:: Records supplied

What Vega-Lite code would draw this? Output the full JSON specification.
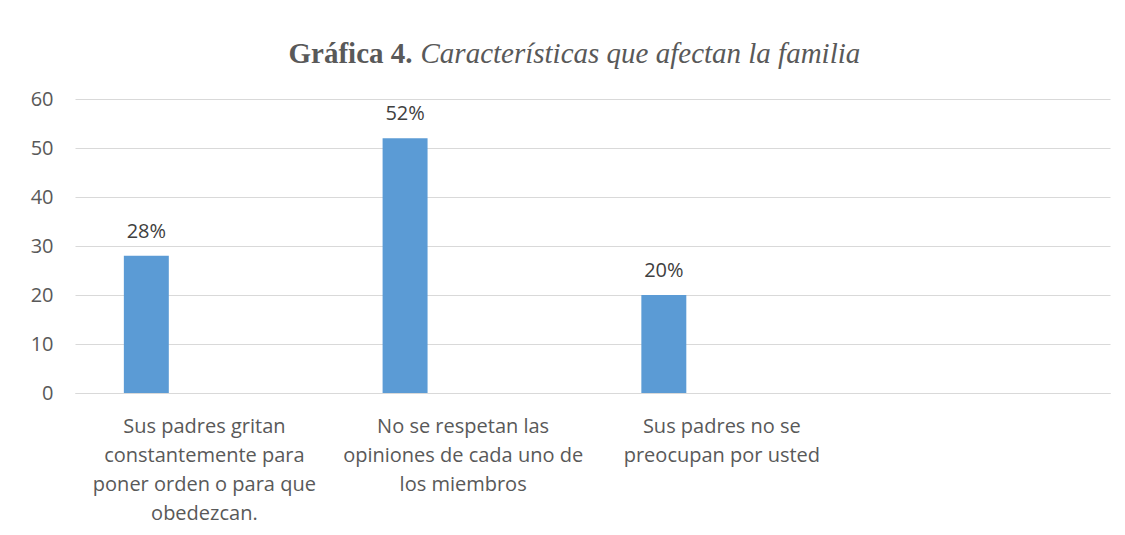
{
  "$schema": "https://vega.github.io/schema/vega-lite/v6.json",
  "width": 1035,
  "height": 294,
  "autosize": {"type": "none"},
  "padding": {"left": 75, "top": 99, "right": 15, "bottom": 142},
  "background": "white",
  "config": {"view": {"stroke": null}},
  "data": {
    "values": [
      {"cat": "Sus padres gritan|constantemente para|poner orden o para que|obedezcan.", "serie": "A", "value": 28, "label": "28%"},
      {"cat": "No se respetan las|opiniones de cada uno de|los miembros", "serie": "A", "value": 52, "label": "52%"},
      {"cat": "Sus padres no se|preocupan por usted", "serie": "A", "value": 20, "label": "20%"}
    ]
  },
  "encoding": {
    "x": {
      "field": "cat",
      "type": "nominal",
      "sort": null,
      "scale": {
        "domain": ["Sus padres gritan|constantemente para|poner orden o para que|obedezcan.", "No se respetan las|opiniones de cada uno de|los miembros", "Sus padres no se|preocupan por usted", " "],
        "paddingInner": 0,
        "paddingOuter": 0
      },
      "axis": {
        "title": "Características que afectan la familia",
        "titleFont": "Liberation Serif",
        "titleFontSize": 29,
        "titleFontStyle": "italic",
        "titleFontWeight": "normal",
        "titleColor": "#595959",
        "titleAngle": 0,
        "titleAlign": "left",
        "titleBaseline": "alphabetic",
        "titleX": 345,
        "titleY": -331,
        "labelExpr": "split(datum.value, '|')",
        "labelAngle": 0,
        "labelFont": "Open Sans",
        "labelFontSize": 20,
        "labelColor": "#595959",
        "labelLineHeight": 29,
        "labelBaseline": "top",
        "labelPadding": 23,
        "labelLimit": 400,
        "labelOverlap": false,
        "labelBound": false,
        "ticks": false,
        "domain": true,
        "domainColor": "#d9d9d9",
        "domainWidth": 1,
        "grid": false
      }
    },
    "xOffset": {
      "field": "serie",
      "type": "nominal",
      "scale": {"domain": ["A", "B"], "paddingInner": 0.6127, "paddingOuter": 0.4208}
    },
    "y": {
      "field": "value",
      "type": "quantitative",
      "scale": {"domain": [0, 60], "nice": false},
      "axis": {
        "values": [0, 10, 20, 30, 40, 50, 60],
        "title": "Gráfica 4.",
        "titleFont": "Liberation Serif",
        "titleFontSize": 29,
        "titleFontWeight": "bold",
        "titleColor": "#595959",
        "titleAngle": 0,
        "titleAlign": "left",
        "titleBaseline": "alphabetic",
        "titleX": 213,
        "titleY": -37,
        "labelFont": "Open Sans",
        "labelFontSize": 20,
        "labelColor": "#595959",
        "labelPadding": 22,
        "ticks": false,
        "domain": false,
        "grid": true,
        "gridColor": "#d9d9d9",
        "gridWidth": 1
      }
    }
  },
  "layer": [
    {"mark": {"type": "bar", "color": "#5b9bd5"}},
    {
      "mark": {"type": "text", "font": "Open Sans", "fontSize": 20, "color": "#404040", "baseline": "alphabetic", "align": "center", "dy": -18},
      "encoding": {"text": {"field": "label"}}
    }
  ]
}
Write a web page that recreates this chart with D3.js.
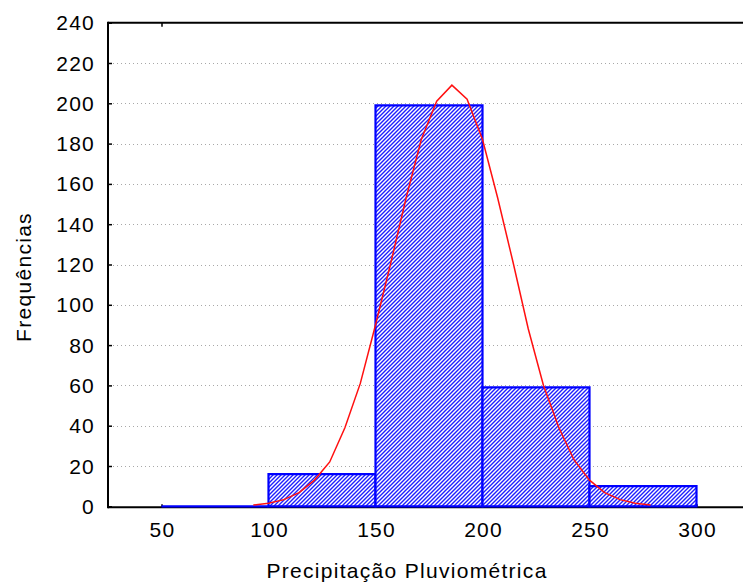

::::
:: Records supplied

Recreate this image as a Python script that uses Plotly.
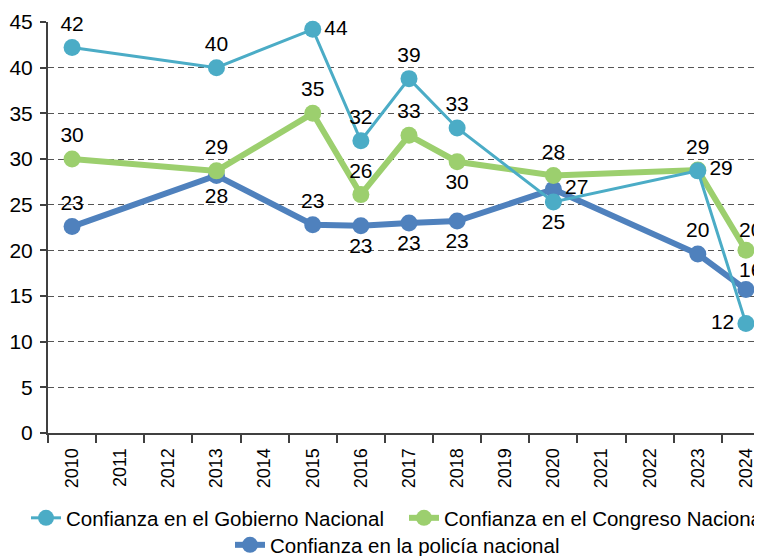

::::

Go through the listing above and return every line where the word "this" occurs.

## Written reply
What Vega-Lite code would draw this? Output the full JSON specification.
Write a web page that recreates this chart with D3.js.
Recreate this image as a Python script that uses Plotly.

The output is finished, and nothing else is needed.